MARKALAŞMA PAYLAŞIMCI BİR RUH İLE OLUŞACAKTIR
Maya World Hotels İnsan Kaynakları Koordinatörü Talat Kanbir ; “Markalaşmanın uzun bir süreç ve paylaşımcı bir ruh gerektirdiğini ifade etti. İK’nin markalaşmaya etkisinin yanı sıra dijitalleşen İK süreçlerinden ve İK yöneticisi olarak gelecek hayallerinden bizlere bahsetti.
İnsan kaynağının markalaşmadaki önemini ve bu konu hakkındaki görüşlerinizi sizden dinleyebilir miyiz?

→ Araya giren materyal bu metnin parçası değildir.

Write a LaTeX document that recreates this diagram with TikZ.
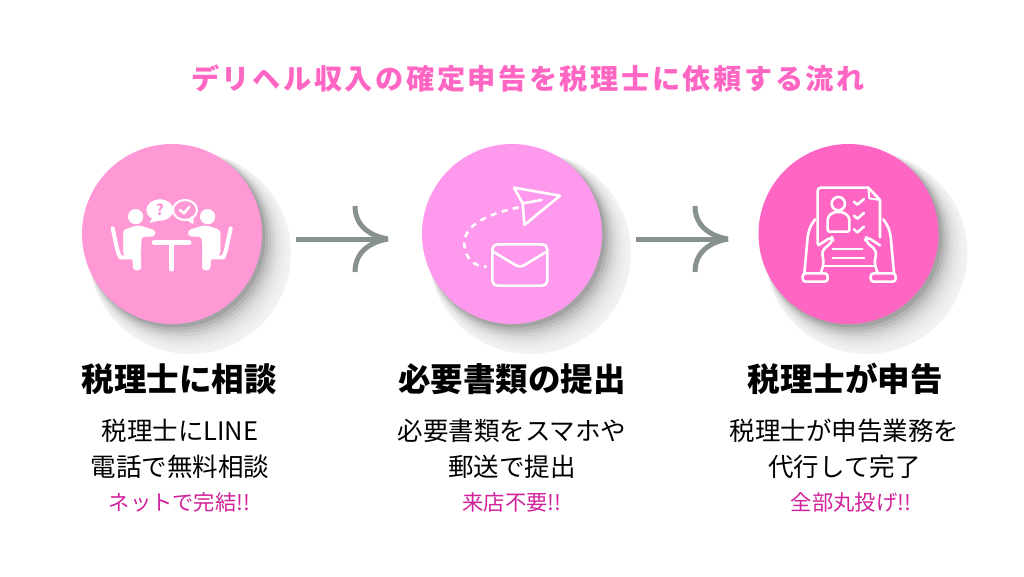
\documentclass[tikz,border=0pt]{standalone}
\usepackage{fontspec}
\setmainfont{Noto Sans CJK JP}
\newfontfamily\titlefont[LetterSpace=9]{Noto Sans CJK JP}
\definecolor{stepa}{HTML}{FF99D6}
\definecolor{stepb}{HTML}{FF99EE}
\definecolor{stepc}{HTML}{FF66C4}
\definecolor{titlepink}{HTML}{FF66C4}
\definecolor{notepink}{HTML}{D0209A}
\definecolor{flowgray}{HTML}{87918D}
\tikzset{
  stepdisc/.style={circle,fill=#1,minimum size=180pt,inner sep=0pt},
  headtext/.style={font=\fontsize{32.5}{36}\bfseries\selectfont},
  bodytext/.style={font=\fontsize{25.5}{28}\selectfont},
  notetext/.style={font=\fontsize{21.3}{24}\selectfont,text=notepink},
  flowline/.style={draw=flowgray,line width=5pt},
  iconline/.style={draw=white,line width=2.6pt,line join=round,line cap=round},
  iconfill/.style={fill=white,draw=white,line width=0.5pt,line join=round}
}
\begin{document}
\begin{tikzpicture}[x=1pt,y=-1pt]
  \useasboundingbox (0,0) rectangle (1024,576);

  \node[font=\titlefont\fontsize{28.2}{30}\bfseries\selectfont,text=titlepink] (title) at (528,79) {デリヘル収入の確定申告を税理士に依頼する流れ};

  % soft shadows, outer layer first
  \foreach \x in {172,512,848.5} {
    \foreach \t / \g in {1/5,0.9/6,0.8/7,0.7/9,0.6/11,0.5/14,0.4/18,0.3/23,0.2/29,0.1/36} {
      \fill[black!\g] ({\x+2+16*\t},{236+17*\t}) circle ({88.5+12.5*\t});
    }
  }

  % discs and their texts
  \def \Steps {
    a/172/179/180/179.5/stepa/税理士に相談/税理士にLINE/電話で無料相談/ネットで完結!!,
    b/512/512/512/512/stepb/必要書類の提出/必要書類をスマホや/郵送で提出/来店不要!!,
    c/848.5/845/844.5/851/stepc/税理士が申告/税理士が申告業務を/代行して完了/全部丸投げ!!}
  \foreach \id / \x / \hx / \bx / \nx / \col / \head / \lineone / \linetwo / \note in \Steps {
    \node[stepdisc=\col] (disc\id) at (\x,234) {};
    \node[headtext] (head\id) at (\hx,379) {\head};
    \node[bodytext] (bodyone\id) at (\bx,431) {\lineone};
    \node[bodytext] (bodytwo\id) at (\bx,467) {\linetwo};
    \node[notetext] (note\id) at (\nx,502) {\note};
  }

  % arrows between the discs
  \coordinate (flowa) at (296,239);
  \coordinate (tipa) at (388,239);
  \coordinate (flowb) at (636,239);
  \coordinate (tipb) at (728,239);
  \foreach \from / \tip in {flowa/tipa,flowb/tipb} {
    \draw[flowline] (\from) -- (\tip);
    \draw[flowline] ([shift={(-33,-33)}]\tip) .. controls ([shift={(-33,-13)}]\tip) and ([shift={(-18,-3)}]\tip) .. (\tip);
    \draw[flowline] ([shift={(-33,33)}]\tip) .. controls ([shift={(-33,13)}]\tip) and ([shift={(-18,3)}]\tip) .. (\tip);
  }

  % meeting icon
  \begin{scope}[shift={(70,150)},x=1pt/3,y=-1pt/3]
    \foreach \s / \o in {1/0,-1/610} {
      \begin{scope}[shift={(\o,0)},xscale=\s]
        \fill[iconfill] (197,200) circle (22);
        \fill[iconfill,rounded corners=3pt] (160,240) -- (205,226) -- (255,241) -- (255,258) -- (214,260) -- (212,310) -- (213,360) -- (190,360) -- (188,324) -- (160,315) -- cycle;
        \draw[iconline,line width=4pt] (128,235) -- (142,300) -- (150,322) -- (190,322);
      \end{scope}
    }
    \draw[iconline,line width=4.5pt] (252,278) -- (358,278);
    \draw[iconline,line width=4.5pt] (305,278) -- (305,358);
    \fill[iconfill] (270,180) ellipse (40 and 31);
    \fill[iconfill] (250,200) -- (240,218) -- (275,208) -- cycle;
    \node[font=\fontsize{15}{16}\bfseries\selectfont,text=stepa,inner sep=0pt] (askmark) at (270,180) {?};
    \draw[iconline,line width=2pt] (345,180) ellipse (36 and 30);
    \draw[iconline,line width=2pt] (352,208) -- (368,218) -- (366,200);
    \draw[iconline,line width=2.4pt] (330,180) -- (342,190) -- (358,170);
  \end{scope}

  % paper plane and envelope icon
  \begin{scope}[shift={(410,150)},x=1pt/3,y=-1pt/3]
    \draw[iconline] (312,113) -- (450,137) -- (343,225) -- (338,160) -- cycle;
    \draw[iconline] (338,160) -- (395,150);
    \draw[iconline,dash pattern=on 6pt off 5.5pt,line cap=butt] (326,172) .. controls (220,195) and (160,230) .. (163,285) .. controls (165,325) and (195,352) .. (230,350);
    \draw[iconline,rounded corners=5pt] (247,283) rectangle (412,407);
    \draw[iconline,rounded corners=4pt] (249,305) -- (330,353) -- (410,305);
  \end{scope}

  % document and hands icon
  \begin{scope}[shift={(750,150)},x=1pt/3,y=-1pt/3]
    \draw[iconline,rounded corners=3pt] (203,282) -- (203,113) -- (355,113);
    \draw[iconline] (355,113) -- (390,150) -- (390,262);
    \draw[iconline,line width=2pt] (355,113) -- (358,145) -- (390,150);
    \draw[iconline] (265,161) circle (20);
    \draw[iconline,rounded corners=2pt] (233,245) -- (233,215) .. controls (233,195) and (250,186) .. (265,186) .. controls (280,186) and (298,195) .. (298,215) -- (298,245) -- cycle;
    \foreach \y in {155,197,238} {
      \draw[iconline] (312,\y) -- (322,\y+9) -- (342,\y-8);
    }
    \draw[iconline,line width=2pt] (248,297) -- (338,297);
    \draw[iconline,line width=2pt] (248,323) -- (343,323);
    \draw[iconline,line width=2pt] (220,348) -- (375,348);
    \foreach \s / \o in {1/0,-1/595} {
      \begin{scope}[shift={(\o,0)},xscale=\s]
        \draw[iconline,rounded corners=3pt] (158,370) rectangle (233,395);
        \draw[iconline] (163,370) -- (173,260) .. controls (176,240) and (182,225) .. (195,208);
        \draw[iconline,rounded corners=4pt] (205,286) -- (245,260) -- (250,272) -- (215,303) -- (222,340) -- (212,370);
      \end{scope}
    }
  \end{scope}
\end{tikzpicture}
\end{document}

Markalaşma konusunda insan kaynaklarını iki başlıkta ela alabiliriz. Birinci madde, değer ve kaynak olarak çalışan üreten insanın kendisidir. İnsan kaynakları yönetimini tek başına bir birim olmaktan çok, bütünün stratejik bir parçası olarak görmek gerekir. Marka konusu her ne ise, ülke, bölge, şehir, destinasyon, kurum, ürün, fark etmez. Öncelikle; kaliteli insan kaynağı ve bu kaynağı bütüncül bir yaklaşımla stratejik bir unsur olarak yöneten ve yönlendiren bir sisteme ihtiyaç vardır. Hele turizm gibi her aşamasında “İnsan” unsurunun temel faktör olduğu sektörde..

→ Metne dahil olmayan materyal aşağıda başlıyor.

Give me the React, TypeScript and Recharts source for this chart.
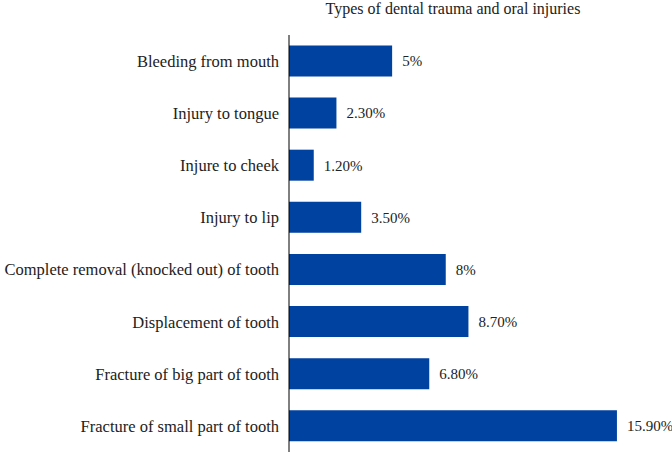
import React from "react";
import { BarChart, Bar, XAxis, YAxis, LabelList } from "recharts";

const categories = [
  "Bleeding from mouth",
  "Injury to tongue",
  "Injure to cheek",
  "Injury to lip",
  "Complete removal (knocked out) of tooth",
  "Displacement of tooth",
  "Fracture of big part of tooth",
  "Fracture of small part of tooth",
];

const values = [5, 2.3, 1.2, 3.5, 7.6, 8.7, 6.8, 15.9];

const valueLabels = ["5%", "2.30%", "1.20%", "3.50%", "8%", "8.70%", "6.80%", "15.90%"];

const data = categories.map((name, i) => ({
  name,
  value: values[i],
  label: valueLabels[i],
}));

const FONT = "'Liberation Serif', 'Times New Roman', serif";
const BAR_COLOR = "#0042A0";

export default function App() {
  return (
    <div
      style={{
        position: "absolute",
        left: 0,
        top: 0,
        width: 672,
        height: 452,
        background: "#fff",
        fontFamily: FONT,
      }}
    >
      <div
        style={{
          position: "absolute",
          top: 0,
          left: 253,
          width: 400,
          textAlign: "center",
          fontSize: 16,
          color: "#222",
          lineHeight: "18px",
        }}
      >
        Types of dental trauma and oral injuries
      </div>
      <BarChart
        width={672}
        height={452}
        data={data}
        layout="vertical"
        margin={{ top: 35, right: 53, bottom: 0, left: 0 }}
        barCategoryGap="20%"
      >
        <XAxis type="number" domain={[0, 16]} hide />
        <YAxis
          type="category"
          dataKey="name"
          width={289}
          tickLine={false}
          tickSize={0}
          tickMargin={10}
          axisLine={{ stroke: "#000", strokeWidth: 1 }}
          interval={0}
          tick={{ fill: "#222", fontSize: 16.5, fontFamily: FONT }}
        />
        <Bar dataKey="value" fill={BAR_COLOR} isAnimationActive={false}>
          <LabelList
            dataKey="label"
            position="right"
            offset={10}
            style={{ fill: "#222", fontSize: 15, fontFamily: FONT }}
          />
        </Bar>
      </BarChart>
    </div>
  );
}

Önemli bir turizm kenti olan Antalya’nın marka kent olması için de aynı durum geçerlidir. Bundan 15 yıl önce İNKAY olarak “Antalya’nın Marka Kent “ olabilmesi için ciddi bir çalışma yapmış, görüş ve önerilerimizi yazılı bir rapor ile İl İstihdam Kurulu’na iletmiştik. Raporda; kentte yaşayan, çalışan ve çalıştıran tüm tarafların, etki alanlarına göre bütünün parçaları olarak ele alıp ayrı ayrı toplumsal eğitime tabi tutularak yerleşik tutum ve davranış değişikliği yaratmanın temel görevlerden biri olarak vurgulandığını hatırlıyorum. Yani sokakta simit satan kişiden taksi şoförüne, otel müdüründen meslek örgütlerine kadar herkesin.. Hadi marka olalım demekle marka olunmuyor. Bu, uzun soluklu yoğun emek ile tüm paydaşların gönüllü katılımıyla yürütülecek bir süreçtir. Bu konuda turizm profesyonellerine ve bu sektörün paydaşlarına ciddi görevler düşüyor… Markalaşma, paylaşımcı bir ruh ile oluşacaktır.

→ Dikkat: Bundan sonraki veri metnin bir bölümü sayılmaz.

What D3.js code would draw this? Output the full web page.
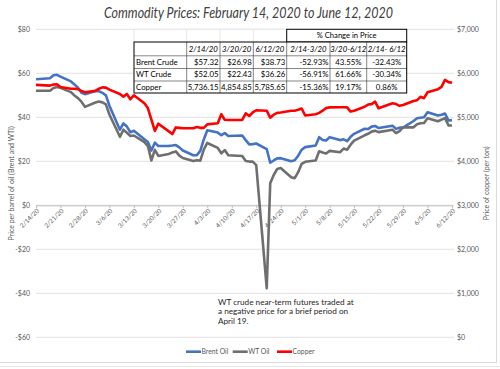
<!DOCTYPE html>
<html><head><meta charset="utf-8">
<script src="https://cdn.jsdelivr.net/npm/d3@7"></script>
<style>body{margin:0;background:#fff}svg{display:block}text{font-family:Lato,"Open Sans",sans-serif}</style>
</head><body><svg id="c" width="500" height="369"></svg>
<script>
const dates = [
 "2020-02-14","2020-02-18","2020-02-19","2020-02-20","2020-02-21","2020-02-24","2020-02-25","2020-02-26","2020-02-27","2020-02-28",
 "2020-03-02","2020-03-03","2020-03-04","2020-03-05","2020-03-06","2020-03-09","2020-03-10","2020-03-11","2020-03-12","2020-03-13","2020-03-16","2020-03-17","2020-03-18","2020-03-19","2020-03-20","2020-03-23","2020-03-24","2020-03-25","2020-03-26","2020-03-27","2020-03-30","2020-03-31",
 "2020-04-01","2020-04-02","2020-04-03","2020-04-06","2020-04-07","2020-04-08","2020-04-09","2020-04-13","2020-04-14","2020-04-15","2020-04-16","2020-04-17","2020-04-20","2020-04-21","2020-04-22","2020-04-23","2020-04-24","2020-04-27","2020-04-28","2020-04-29","2020-04-30",
 "2020-05-01","2020-05-04","2020-05-05","2020-05-06","2020-05-07","2020-05-08","2020-05-11","2020-05-12","2020-05-13","2020-05-14","2020-05-15","2020-05-18","2020-05-19","2020-05-20","2020-05-21","2020-05-22","2020-05-26","2020-05-27","2020-05-28","2020-05-29",
 "2020-06-01","2020-06-02","2020-06-03","2020-06-04","2020-06-05","2020-06-08","2020-06-09","2020-06-10","2020-06-11","2020-06-12"];
const brent = [
 57.32,57.75,59.12,59.31,58.50,56.30,54.95,53.43,51.17,50.52,
 51.90,51.86,51.13,49.99,45.27,34.36,37.22,35.79,33.22,33.85,30.05,28.73,24.88,28.47,26.98,27.03,27.15,27.39,26.34,24.93,22.76,22.74,
 24.74,29.94,34.11,33.05,31.87,32.84,31.48,31.74,29.60,27.69,27.82,28.08,25.57,19.33,20.37,21.33,21.44,19.99,20.46,22.54,25.27,
 26.44,27.20,30.97,29.72,29.46,30.97,29.63,29.98,29.19,31.13,32.50,34.81,34.65,35.75,36.06,35.13,36.17,34.74,35.29,35.33,
 38.32,39.57,39.79,39.99,42.30,40.80,41.18,41.73,38.55,38.73];
const wti = [
 52.05,52.05,53.29,53.78,53.38,51.43,49.90,48.73,47.09,44.76,
 46.75,47.18,46.78,45.90,41.28,31.13,34.36,32.98,31.50,31.73,28.70,26.95,20.37,25.22,22.43,23.36,24.01,24.49,22.60,21.51,20.09,20.48,
 20.31,25.32,28.34,26.08,23.63,25.09,22.76,22.41,20.11,19.87,19.87,18.27,-37.63,10.01,13.78,16.50,16.94,12.78,12.34,15.06,18.84,
 19.78,20.39,24.56,23.99,23.55,24.74,24.14,25.78,25.29,27.56,29.43,31.82,32.50,33.49,33.92,33.25,34.35,32.81,33.71,35.49,
 35.44,36.81,37.29,37.41,39.55,38.19,38.94,39.60,36.34,36.26];
const copper = [
 5736.15,5720,5745,5750,5690,5650,5650,5640,5600,5570,
 5600,5650,5680,5675,5630,5530,5470,5530,5410,5500,5320,5210,4950,4690,4854.85,4680,4620,4770,4760,4750,4750,4780,
 4760,4760,4840,4865,5070,4945,4940,4940,5090,5030,5110,5160,5150,4990,5060,5100,5110,5150,5150,5170,5200,
 5040,5070,5100,5150,5210,5225,5227,5227,5225,5130,5150,5240,5290,5300,5355,5205,5320,5300,5260,5280,
 5370,5390,5465,5435,5570,5640,5690,5850,5800,5785.65];
const xTickLabels = ["2/14/20","2/21/20","2/28/20","3/6/20","3/13/20","3/20/20","3/27/20","4/3/20","4/10/20","4/17/20","4/24/20","5/1/20","5/8/20","5/15/20","5/22/20","5/29/20","6/5/20","6/12/20"];
const leftTicks = [80,60,40,20,0,-20,-40,-60];
const rightTicks = [7000,6000,5000,4000,3000,2000,1000,0];
const seriesNames = ["Brent Oil","WT Oil","Copper"];
const seriesColors = ["#4472C4","#6f6f6f","#FF0000"];
const tableHeader = "% Change in Price";
const tableCols = ["2/14/20","3/20/20","6/12/20","2/14-3/20","3/20-6/12","2/14- 6/12"];
const tableRows = ["Brent Crude","WT Crude","Copper"];
const tableCells = [
 ["$57.32","$26.98","$38.73","-52.93%","43.55%","-32.43%"],
 ["$52.05","$22.43","$36.26","-56.91%","61.66%","-30.34%"],
 ["5,736.15","4,854.85","5,785.65","-15.36%","19.17%","0.86%"]];
const titleText = "Commodity Prices: February 14, 2020 to June 12, 2020";
const leftTitle = "Price per barrel of oil (Brent and WTI)";
const rightTitle = "Price of copper (per ton)";
const noteLines = ["WT crude near-term futures traded at","a negative price for a brief period on","April 19."];

const parse = d3.timeParse("%Y-%m-%d");
const tickParse = d3.timeParse("%m/%d/%y");
const svg = d3.select("#c");
const L = 36, R = 452, T = 29.3, B = 337.3;
const x = d3.scaleTime().domain([parse(dates[0]), parse(dates[dates.length-1])]).range([L, R]);
const yL = d3.scaleLinear().domain([-60, 80]).range([B, T]);
const yR = d3.scaleLinear().domain([0, 7000]).range([B, T]);

// frame
svg.append("line").attr("x1",0).attr("x2",497).attr("y1",362.5).attr("y2",362.5).attr("stroke","#d9d9d9");
svg.append("line").attr("x1",496.5).attr("x2",496.5).attr("y1",0).attr("y2",362.5).attr("stroke","#d9d9d9");
svg.append("line").attr("x1",0).attr("x2",500).attr("y1",366.5).attr("y2",366.5).attr("stroke","#e6e6e6");

// gridlines
svg.append("g").selectAll("line").data(leftTicks).join("line")
  .attr("x1", L).attr("x2", 454).attr("y1", d => yL(d)).attr("y2", d => yL(d))
  .attr("stroke", "#d9d9d9").attr("stroke-width", 0.8);

// left axis labels
svg.append("g").selectAll("text").data(leftTicks).join("text")
  .attr("x", 30).attr("y", d => yL(d)).attr("dy","0.35em").attr("text-anchor","end")
  .attr("font-size", 7).attr("fill", "#595959")
  .text(d => (d < 0 ? "-$" : "$") + Math.abs(d));
// right axis labels
svg.append("g").selectAll("text").data(rightTicks).join("text")
  .attr("x", 457).attr("y", d => yR(d)).attr("dy","0.35em").attr("text-anchor","start")
  .attr("font-size", 7).attr("fill", "#595959")
  .text(d => "$" + d3.format(",")(d));

// axis titles
svg.append("text").attr("transform", `translate(14,${(T+B)/2}) rotate(-90)`)
  .attr("text-anchor","middle").attr("font-size",7).attr("fill","#595959").text(leftTitle);
svg.append("text").attr("transform", `translate(489,${(T+B)/2}) rotate(-90)`)
  .attr("text-anchor","middle").attr("font-size",7).attr("fill","#595959").text(rightTitle);

// x axis at 0
const xAxis = d3.axisBottom(x).tickValues(xTickLabels.map(tickParse)).tickSize(3).tickFormat((d,i) => xTickLabels[i]);
const gx = svg.append("g").attr("transform", `translate(0,${yL(0)})`).call(xAxis);
gx.select(".domain").attr("stroke","#bfbfbf");
gx.selectAll(".tick line").attr("stroke","#bfbfbf");
gx.selectAll(".tick text").attr("font-size",6.3).attr("fill","#595959").attr("font-family","Lato")
  .attr("text-anchor","end").attr("dy",0).attr("y",0)
  .attr("transform","translate(3,6) rotate(-45)");

// lines
const lineL = d3.line().x((d,i) => x(parse(dates[i]))).y(d => yL(d));
const lineR = d3.line().x((d,i) => x(parse(dates[i]))).y(d => yR(d));
svg.append("path").datum(brent).attr("d", lineL).attr("fill","none").attr("stroke",seriesColors[0]).attr("stroke-width",2.6).attr("stroke-linejoin","round");
svg.append("path").datum(wti).attr("d", lineL).attr("fill","none").attr("stroke",seriesColors[1]).attr("stroke-width",2.6).attr("stroke-linejoin","round");
svg.append("path").datum(copper).attr("d", lineR).attr("fill","none").attr("stroke",seriesColors[2]).attr("stroke-width",2.6).attr("stroke-linejoin","round");

// table
const colX = [134, 186.7, 220, 253.3, 286.7, 330, 366.7, 406.7];
const rowY = [29.3, 42, 55.8, 68.5, 81, 93];
const tg = svg.append("g");
tg.append("rect").attr("x",colX[0]).attr("y",rowY[0]).attr("width",colX[4]-colX[0]).attr("height",rowY[1]-rowY[0]).attr("fill","#fff");
for (let c = 0; c <= 4; c++) tg.append("line").attr("x1",colX[c]).attr("x2",colX[c]).attr("y1",rowY[0]).attr("y2",rowY[1]).attr("stroke","#d9d9d9").attr("stroke-width",0.6);
tg.append("line").attr("x1",colX[0]).attr("x2",colX[4]).attr("y1",rowY[0]).attr("y2",rowY[0]).attr("stroke","#d9d9d9").attr("stroke-width",0.6);
tg.append("rect").attr("x",colX[4]).attr("y",rowY[0]).attr("width",colX[7]-colX[4]).attr("height",rowY[1]-rowY[0]).attr("fill","#fff").attr("stroke","#000").attr("stroke-width",1);
tg.append("text").attr("x",(colX[4]+colX[7])/2).attr("y",(rowY[0]+rowY[1])/2).attr("dy","0.35em").attr("text-anchor","middle").attr("font-size",7.6).attr("fill","#000").text(tableHeader);
tg.append("rect").attr("x",colX[0]).attr("y",rowY[1]).attr("width",colX[7]-colX[0]).attr("height",rowY[5]-rowY[1]).attr("fill","#fff");
for (let r = 2; r <= 4; r++) tg.append("line").attr("x1",colX[0]).attr("x2",colX[7]).attr("y1",rowY[r]).attr("y2",rowY[r]).attr("stroke","#333").attr("stroke-width",0.6);
for (let c = 1; c <= 6; c++) tg.append("line").attr("x1",colX[c]).attr("x2",colX[c]).attr("y1",rowY[1]).attr("y2",rowY[5]).attr("stroke","#333").attr("stroke-width",0.6);
tg.append("rect").attr("x",colX[0]).attr("y",rowY[1]).attr("width",colX[7]-colX[0]).attr("height",rowY[5]-rowY[1]).attr("fill","none").attr("stroke","#000").attr("stroke-width",1);
tableCols.forEach((t, c) => {
  tg.append("text").attr("x",(colX[c+1]+colX[c+2])/2).attr("y",(rowY[1]+rowY[2])/2).attr("dy","0.35em")
    .attr("text-anchor","middle").attr("font-size",7.8).attr("font-style","italic").attr("fill","#000").text(t);
});
const align = ["end","end","end","end","middle","middle"];
tableRows.forEach((rn, r) => {
  const cy = (rowY[r+2]+rowY[r+3])/2;
  tg.append("text").attr("x",colX[0]+2).attr("y",cy).attr("dy","0.35em").attr("font-size",7.8).attr("fill","#000").text(rn);
  tableCells[r].forEach((v, c) => {
    const a = align[c];
    const xx = a === "end" ? colX[c+2]-1.5 : (colX[c+1]+colX[c+2])/2;
    tg.append("text").attr("x",xx).attr("y",cy).attr("dy","0.35em").attr("text-anchor",a).attr("font-size",7.8).attr("fill","#000").text(v);
  });
});

// title
svg.append("text").attr("x",248.5).attr("y",18).attr("text-anchor","middle").attr("font-size",14.5)
  .attr("font-style","italic").attr("fill","#404040")
  .attr("textLength",289).attr("lengthAdjust","spacingAndGlyphs").text(titleText);

// annotation
svg.append("g").selectAll("text").data(noteLines).join("text")
  .attr("x",218).attr("y",(d,i) => 305 + i*9.4).attr("font-size",8.2).attr("fill","#262626").text(d => d);

// legend
const lg = svg.append("g");
const legX = [186, 232.7, 277];
seriesNames.forEach((n, i) => {
  lg.append("line").attr("x1",legX[i]).attr("x2",legX[i]+15).attr("y1",351.7).attr("y2",351.7).attr("stroke",seriesColors[i]).attr("stroke-width",2.6);
  lg.append("text").attr("x",legX[i]+15.5).attr("y",351.7).attr("dy","0.35em").attr("font-size",6.8).attr("fill","#595959").text(n);
});
</script></body></html>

İK olarak dijital ortama ayak uydurabildiniz mi?
İnsan Kaynakları yönetimi bir yanı ile ofis işidir. Günümüzde ofis ortamında zamanı etkin kullanmak ve işleri en doğru şekilde ve en kısa sürede yerine getirebilmek için dijital ortama ayak uydurmak temel koşullardan biridir. Öyle ki; bugün bilgisayarımı ve cep telefonumu elimden alın, mesleğimi elimden almış olursunuz. Özellikle bizim gibi grup işletmelerinde merkezi yapıda otokontrol sistemi kurmak ve uzaktan kontrol edebilmek için dijital bilgi işletim sistemlerinin ve süreçlerin çok önemli bir yeri var. İnsan Kaynakları yönetimi ve dijitalleşme denince akla sadece Excel gelmemeli. Birçok meslektaşımın bordro hariç neredeyse her şeyini Excel de yaptığına şahit oluyorum. Oysa İK programları çok değerli çözümler sunuyor olmasının yanında çok önemli bir şekilde arşiv niteli taşımaktadır. Çalışma ilişkileri açısından; Devlet ile işveren arasında ki ilişkilerinde çok büyük ölçüde, devlet ile çalışan arasında ki ilişkilerde de önemli oranda dijitalleşme sağlanmış durumdadır. Ancak, çalışan ile işveren arası ilişkilerde henüz istenen düzeye gelebilmiş değiliz.
İK müdürü olarak Türk turizm için en büyük hayaliniz nedir?
Çok hayalim vardı, maalesef birer birer sönüyor hayallerim. Hiç kimse turizmin bundan 10 yıl, 20 yıl öncesine göre (özellikle insan kaynakları açısından) daha iyi olduğunu iddia edemez. Turizmin emek kalitesi ile emekçinin ücret ve yaşam kalitesi çok daha gerilerde. Ve gittikçe de geriliyor. İçi boş hormonlu bir büyüme var. Turizmcilik mesleği aynı oranda büyüyemedi. Yaz sezonlarında harçlık için çalışılan bir sektör ve harçlık için çalışan koca bir kitleye döndü iş. Turizm eğitimi derseniz beterin beteri, gıda boyası ile kokteyl hazırlama dersi veriliyor okullarda. Stajyerler ucuz iş gücü. Teşvikler, kur karları çalışana değil acentelere aksiyon olarak yansıtılıyor. Sanıyorum jübile vakti geldi. Lale devri çocuklarıydık biz zamanımız geçti.